Dell wants us to buy their drives (6Y160M0) which are about 3-4 times the
price of the ones we can get locally.
Since we want 3 or 4 drives, that becomes a significant amount.
We could replace the entire diskset for the price of a replacement disk..

But if you buy locally, you will lose Dell support. It all boils down to how
important business you run on that RAID.
And politics too; if you install locally purchased HD, but RAID fails in a
few months, can you get away with it?
 
Peter,
thank for the thoughts, but these are meant to be spare disks. Cold spares.
I prefer Euro 80 spares over EURO 300 cold spares.
The question is: will those work reliably?

Ries.
 
Richard said:
Peter,
thank for the thoughts, but these are meant to be spare disks. Cold spares.
I prefer Euro 80 spares over EURO 300 cold spares.
The question is: will those work reliably?

Ries.

Maxtor are the very worst drives you can get hold of at the moment.

Just don't.

Replace them all with Seagates. 120GB or 300GB. Can't recommend
anything else. (Have had some excellent experiences with Seagate 500GB
drives, but not quite sufficient to form an opinion.)
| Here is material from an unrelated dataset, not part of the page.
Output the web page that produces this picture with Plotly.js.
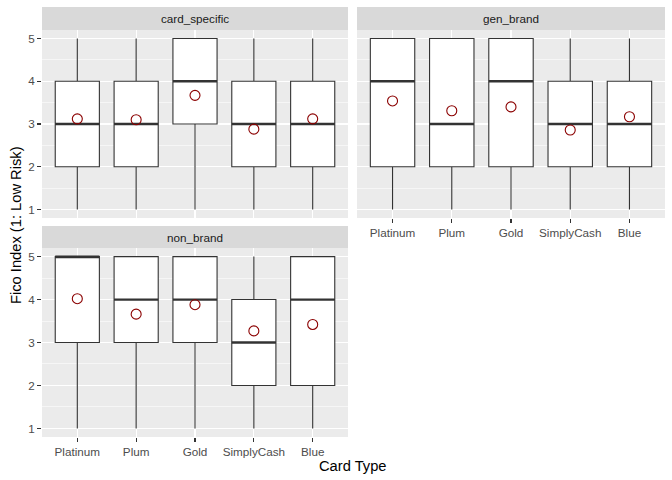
<!DOCTYPE html>
<html>
<head>
<meta charset="utf-8">
<script src="https://cdn.plot.ly/plotly-3.0.1.min.js"></script>
<style>html,body{margin:0;padding:0;background:#fff;}#chart{width:672px;height:480px;}</style>
</head>
<body>
<div id="chart"></div>
<script>
// ---- data ----
const categories = ["Platinum", "Plum", "Gold", "SimplyCash", "Blue"];
const panels = ["card_specific", "gen_brand", "non_brand"];

const csMin = [1, 1, 1, 1, 1];
const csQ1  = [2, 2, 3, 2, 2];
const csMed = [3, 3, 4, 3, 3];
const csQ3  = [4, 4, 5, 4, 4];
const csMax = [5, 5, 5, 5, 5];
const csMean = [3.12, 3.10, 3.67, 2.88, 3.12];

const gbMin = [1, 1, 1, 1, 1];
const gbQ1  = [2, 2, 2, 2, 2];
const gbMed = [4, 3, 4, 3, 3];
const gbQ3  = [5, 5, 5, 4, 4];
const gbMax = [5, 5, 5, 5, 5];
const gbMean = [3.54, 3.31, 3.40, 2.86, 3.17];

const nbMin = [1, 1, 1, 1, 1];
const nbQ1  = [3, 3, 3, 2, 2];
const nbMed = [5, 4, 4, 3, 4];
const nbQ3  = [5, 5, 5, 4, 5];
const nbMax = [5, 5, 5, 5, 5];
const nbMean = [4.02, 3.66, 3.88, 3.27, 3.42];

const yTicks = [1, 2, 3, 4, 5];

// ---- build ----
const pos = categories.map((c, i) => i + 1);
const boxWidth = 0.75;
const boxColor = "#333333";
const meanColor = "#8B0000";

const series = [
  {min: csMin, q1: csQ1, med: csMed, q3: csQ3, max: csMax, mean: csMean, xa: "x", ya: "y"},
  {min: gbMin, q1: gbQ1, med: gbMed, q3: gbQ3, max: gbMax, mean: gbMean, xa: "x2", ya: "y2"},
  {min: nbMin, q1: nbQ1, med: nbMed, q3: nbQ3, max: nbMax, mean: nbMean, xa: "x3", ya: "y3"}
];

const traces = [];
series.forEach(s => {
  traces.push({
    type: "box", x: pos, q1: s.q1, median: s.med, q3: s.q3,
    lowerfence: s.min, upperfence: s.max,
    width: boxWidth, whiskerwidth: 0,
    fillcolor: "#FFFFFF", line: {color: boxColor, width: 1.1},
    xaxis: s.xa, yaxis: s.ya, showlegend: false, hoverinfo: "skip"
  });
  const mx = [], my = [];
  pos.forEach((p, i) => { mx.push(p - boxWidth / 2, p + boxWidth / 2, null); my.push(s.med[i], s.med[i], null); });
  traces.push({
    type: "scatter", mode: "lines", x: mx, y: my,
    line: {color: boxColor, width: 2.3},
    xaxis: s.xa, yaxis: s.ya, showlegend: false, hoverinfo: "skip"
  });
  traces.push({
    type: "scatter", mode: "markers", x: pos, y: s.mean,
    marker: {symbol: "circle-open", size: 10, color: meanColor, line: {width: 1.1, color: meanColor}},
    xaxis: s.xa, yaxis: s.ya, showlegend: false, hoverinfo: "skip"
  });
});

const W = 672, H = 480;
const px = v => v / W;
const py = v => 1 - v / H;

const tickFont = {family: "Liberation Sans, Arial, sans-serif", size: 11.7, color: "#4D4D4D"};

function xAxis(dom, showLabels, anchor) {
  return {
    domain: dom, range: [0.4, 5.6], anchor: anchor,
    tickmode: "array", tickvals: pos, ticktext: categories,
    showticklabels: showLabels, ticks: showLabels ? "outside" : "", ticklen: 4, tickwidth: 1.1, tickcolor: "#333333",
    showgrid: true, gridcolor: "#FFFFFF", gridwidth: 1.1,
    zeroline: false, showline: false, tickfont: tickFont, fixedrange: true
  };
}
function yAxis(dom, showLabels, anchor) {
  return {
    domain: dom, range: [0.8, 5.2], anchor: anchor,
    tickmode: "array", tickvals: yTicks, ticktext: yTicks.map(String),
    showticklabels: showLabels, ticks: showLabels ? "outside" : "", ticklen: 4, tickwidth: 1.1, tickcolor: "#333333",
    showgrid: true, gridcolor: "#FFFFFF", gridwidth: 1.1,
    minor: {dtick: 0.5, tick0: 0.5, showgrid: true, gridcolor: "#FFFFFF", gridwidth: 0.55, ticks: ""},
    zeroline: false, showline: false, tickfont: tickFont, fixedrange: true
  };
}

const colL = [px(42), px(348)];
const colR = [px(357), px(665)];
const rowT = [py(218), py(30)];
const rowB = [py(437), py(248)];

const shapes = [];
const annotations = [];
const panelBg = [
  {x: colL, y: rowT}, {x: colR, y: rowT}, {x: colL, y: rowB}
];
const strips = [
  {x: colL, y: [py(30), py(7)]}, {x: colR, y: [py(30), py(7)]}, {x: colL, y: [py(248), py(226)]}
];
panelBg.forEach(p => shapes.push({type: "rect", xref: "paper", yref: "paper", x0: p.x[0], x1: p.x[1], y0: p.y[0], y1: p.y[1], fillcolor: "#EBEBEB", line: {width: 0}, layer: "below"}));
strips.forEach((s, i) => {
  shapes.push({type: "rect", xref: "paper", yref: "paper", x0: s.x[0], x1: s.x[1], y0: s.y[0], y1: s.y[1], fillcolor: "#D9D9D9", line: {width: 0}, layer: "below"});
  annotations.push({xref: "paper", yref: "paper", x: (s.x[0] + s.x[1]) / 2, y: (s.y[0] + s.y[1]) / 2, text: panels[i], showarrow: false, xanchor: "center", yanchor: "middle", font: {family: "Liberation Sans, Arial, sans-serif", size: 11.7, color: "#1A1A1A"}});
});
annotations.push({xref: "paper", yref: "paper", x: px(353), y: py(466), text: "Card Type", showarrow: false, xanchor: "center", yanchor: "middle", font: {family: "Liberation Sans, Arial, sans-serif", size: 14.7, color: "#000000"}});
annotations.push({xref: "paper", yref: "paper", x: px(16), y: py(225), text: "Fico Index (1: Low Risk)", textangle: -90, showarrow: false, xanchor: "center", yanchor: "middle", font: {family: "Liberation Sans, Arial, sans-serif", size: 14.7, color: "#000000"}});

const layout = {
  width: W, height: H,
  margin: {l: 0, r: 0, t: 0, b: 0},
  paper_bgcolor: "#FFFFFF", plot_bgcolor: "rgba(0,0,0,0)",
  showlegend: false,
  xaxis: xAxis(colL, false, "y"),
  yaxis: yAxis(rowT, true, "x"),
  xaxis2: xAxis(colR, true, "y2"),
  yaxis2: yAxis(rowT, false, "x2"),
  xaxis3: xAxis(colL, true, "y3"),
  yaxis3: yAxis(rowB, true, "x3"),
  shapes: shapes, annotations: annotations,
  boxmode: "overlay"
};

Plotly.newPlot("chart", traces, layout, {displayModeBar: false, staticPlot: true});
</script>
</body>
</html>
Even new (as in this month's current model) Hitachi drives are far
preferable to Maxtors. Avoid Western Digital, as well. Can't really
comment on Samsung, as I don't yet have sufficient data on them. To be
announced in the next few months...)



Odie
 
Previously Odie Ferrous said:
Can't really
comment on Samsung, as I don't yet have sufficient data on them. To be
announced in the next few months...)

Looking forward to that. My impression of Samsung is pretty good
so far.

Arno
 
But if you buy locally, you will lose Dell support. It all boils down to how
important business you run on that RAID.
And politics too; if you install locally purchased HD, but RAID fails in a
few months, can you get away with it?

Assuming the original array is still under warranty, buy the additional
drive from Dell. That way you don't lose the warranty.
 
Toshi1873 said:
Assuming the original array is still under warranty, buy the additional
drive from Dell. That way you don't lose the warranty.

You're advocating replacing maxtor drives with maxtor drives?